EXERCISE GOAL: Print exactly the lines from the first one down to the line that contains "plt.rcParams['font.family'] = ['Liberation", both included, and skip the pictures.

RAW DATA:
--------
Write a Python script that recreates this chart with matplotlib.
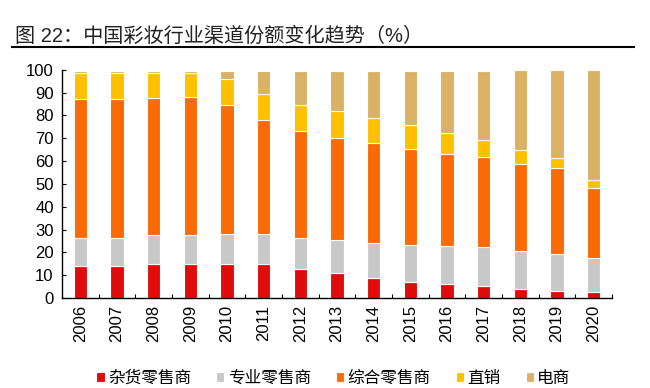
import matplotlib.pyplot as plt
import numpy as np

plt.rcParams['font.family'] = ['Liberation Sans', 'Noto Sans CJK SC', 'DejaVu Sans']

# 数据（%）
years = ['2006', '2007', '2008', '2009', '2010', '2011', '2012', '2013',
         '2014', '2015', '2016', '2017', '2018', '2019', '2020']
grocery = [13.9, 13.9, 14.8, 14.8, 14.8, 14.8, 12.9, 10.8, 8.9, 7.2, 6.0, 5.3, 4.0, 3.1, 2.6]
specialist = [12.6, 12.6, 12.7, 12.7, 13.2, 13.2, 13.6, 14.5, 15.4, 16.1, 16.7, 17.1, 16.6, 16.1, 15.1]
general = [60.9, 60.5, 60.2, 60.5, 56.6, 49.9, 46.6, 44.8, 43.5, 42.1, 40.6, 39.4, 38.3, 37.6, 30.5]
direct = [11.3, 11.7, 11.0, 10.7, 11.6, 11.6, 11.4, 11.7, 11.1, 10.3, 9.0, 7.6, 6.1, 4.4, 3.3]
ecommerce = [1.0, 1.0, 1.0, 1.0, 3.5, 10.2, 15.2, 17.9, 20.8, 24.0, 27.4, 30.3, 35.0, 38.8, 48.5]

series = [grocery, specialist, general, direct, ecommerce]
labels = ['杂货零售商', '专业零售商', '综合零售商', '直销', '电商']
colors = ['#E00B0B', '#C8C8C8', '#FA6A05', '#FFC000', '#DBB265']

fig = plt.figure(figsize=(6.5, 3.88), dpi=100)
ax = fig.add_axes([0.0954, 0.232, 0.846, 0.588])

x = np.arange(len(years))
bottom = np.zeros(len(years))
for vals, lab, col in zip(series, labels, colors):
    ax.bar(x, vals, 0.36, bottom=bottom, color=col, label=lab,
           edgecolor='white', linewidth=0.8)
    bottom += np.array(vals)

ax.set_xlim(-0.5, len(years) - 0.5)
ax.set_ylim(0, 100)
ax.set_yticks(range(0, 101, 10))
ax.tick_params(axis='y', direction='in', length=3, labelsize=12, pad=6)

# x轴：刻度线在类别之间，标签居中
ax.set_xticks(np.arange(-0.5, len(years), 1.0))
ax.set_xticklabels([])
ax.set_xticks(x, minor=True)
ax.set_xticklabels(years, minor=True, rotation=90, fontsize=12)
ax.tick_params(axis='x', which='major', direction='in', length=3)
ax.tick_params(axis='x', which='minor', length=0, pad=5)

for s in ['top', 'right']:
    ax.spines[s].set_visible(False)
for s in ['left', 'bottom']:
    ax.spines[s].set_linewidth(1.0)

ax.legend(loc='center', bbox_to_anchor=(0.513, 0.025), bbox_transform=fig.transFigure,
          ncol=5, frameon=False, fontsize=12, handlelength=0.5, handleheight=0.5,
          handletextpad=0.2, columnspacing=1.5)

# 标题与下划线
fig.text(0.023, 0.907, '图 22：中国彩妆行业渠道份额变化趋势（%）', fontsize=14.5,
         ha='left', va='center', color='#222222')
fig.add_artist(plt.Line2D([0.018, 0.976], [0.879, 0.879], color='black', linewidth=1.5))

fig.savefig('out.png', dpi=100)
--------
FULL ANSWER:
Write a Python script that recreates this chart with matplotlib.
import matplotlib.pyplot as plt
import numpy as np

plt.rcParams['font.family'] = ['Liberation Sans', 'Noto Sans CJK SC', 'DejaVu Sans']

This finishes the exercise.